--- begin ---
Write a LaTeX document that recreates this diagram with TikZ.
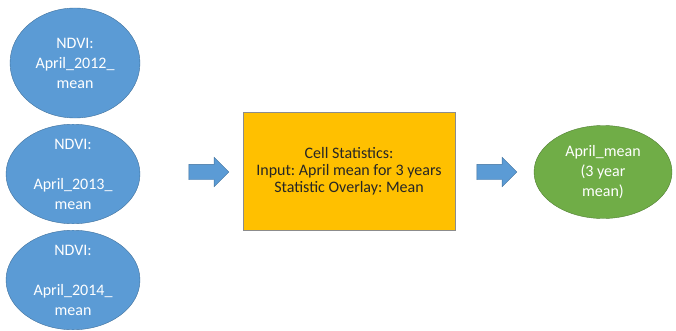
\documentclass[tikz,border=0pt]{standalone}
\usepackage{fontspec}
\setmainfont{Carlito}
\frenchspacing
\usetikzlibrary{shapes.geometric,shapes.arrows}
\definecolor{ndviblue}{HTML}{5B9BD5}
\definecolor{ndviedge}{HTML}{41719C}
\definecolor{cellfill}{HTML}{FFC000}
\definecolor{celledge}{HTML}{8C8C8C}
\definecolor{meanfill}{HTML}{70AD47}
\definecolor{meanedge}{HTML}{507E32}
\begin{document}
\begin{tikzpicture}[x=1pt,y=1pt,
		ndvi/.style={ellipse, draw=ndviedge, fill=ndviblue, text=white, align=center, inner sep=0pt, font=\fontsize{16}{20}\selectfont},
		cellbox/.style={rectangle, draw=celledge, fill=cellfill, text=black!85, align=center, font=\fontsize{16}{17}\selectfont},
		flowarrow/.style={single arrow, draw=ndviedge, fill=ndviblue, inner sep=7.5pt, single arrow head extend=7pt, minimum height=40pt, single arrow tip angle=90}]
			\useasboundingbox (0,0) rectangle (676,330);
			\node[ndvi, minimum width=130pt, minimum height=110pt] (e12) at (75,267) {NDVI:\\April\_2012\_\\mean};
			\node[ndvi, minimum width=134pt, minimum height=95pt] (e13) at (73,156) {NDVI:\\~\\April\_2013\_\\mean};
			\node[ndvi, minimum width=134pt, minimum height=96pt] (e14) at (73,50) {NDVI:\\~\\April\_2014\_\\mean};
			\node[cellbox, minimum width=212pt, minimum height=118pt] (cell) at (349,159) {Cell Statistics:\\Input: April mean for 3 years\\Statistic Overlay: Mean};
			\node[ndvi, draw=meanedge, fill=meanfill, minimum width=138pt, minimum height=93pt] (mean) at (603,158) {April\_mean\\(3 year\\mean)};
			\node[flowarrow] (arrin) at (205,158) {};
			\node[flowarrow] (arrout) at (493,158) {};
\end{tikzpicture}
\end{document}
--- end ---
What you will do: Repeat the material above in full and exactly, omitting the pictures.

Result of the exercise:
Write a LaTeX document that recreates this diagram with TikZ.
\documentclass[tikz,border=0pt]{standalone}
\usepackage{fontspec}
\setmainfont{Carlito}
\frenchspacing
\usetikzlibrary{shapes.geometric,shapes.arrows}
\definecolor{ndviblue}{HTML}{5B9BD5}
\definecolor{ndviedge}{HTML}{41719C}
\definecolor{cellfill}{HTML}{FFC000}
\definecolor{celledge}{HTML}{8C8C8C}
\definecolor{meanfill}{HTML}{70AD47}
\definecolor{meanedge}{HTML}{507E32}
\begin{document}
\begin{tikzpicture}[x=1pt,y=1pt,
		ndvi/.style={ellipse, draw=ndviedge, fill=ndviblue, text=white, align=center, inner sep=0pt, font=\fontsize{16}{20}\selectfont},
		cellbox/.style={rectangle, draw=celledge, fill=cellfill, text=black!85, align=center, font=\fontsize{16}{17}\selectfont},
		flowarrow/.style={single arrow, draw=ndviedge, fill=ndviblue, inner sep=7.5pt, single arrow head extend=7pt, minimum height=40pt, single arrow tip angle=90}]
			\useasboundingbox (0,0) rectangle (676,330);
			\node[ndvi, minimum width=130pt, minimum height=110pt] (e12) at (75,267) {NDVI:\\April\_2012\_\\mean};
			\node[ndvi, minimum width=134pt, minimum height=95pt] (e13) at (73,156) {NDVI:\\~\\April\_2013\_\\mean};
			\node[ndvi, minimum width=134pt, minimum height=96pt] (e14) at (73,50) {NDVI:\\~\\April\_2014\_\\mean};
			\node[cellbox, minimum width=212pt, minimum height=118pt] (cell) at (349,159) {Cell Statistics:\\Input: April mean for 3 years\\Statistic Overlay: Mean};
			\node[ndvi, draw=meanedge, fill=meanfill, minimum width=138pt, minimum height=93pt] (mean) at (603,158) {April\_mean\\(3 year\\mean)};
			\node[flowarrow] (arrin) at (205,158) {};
			\node[flowarrow] (arrout) at (493,158) {};
\end{tikzpicture}
\end{document}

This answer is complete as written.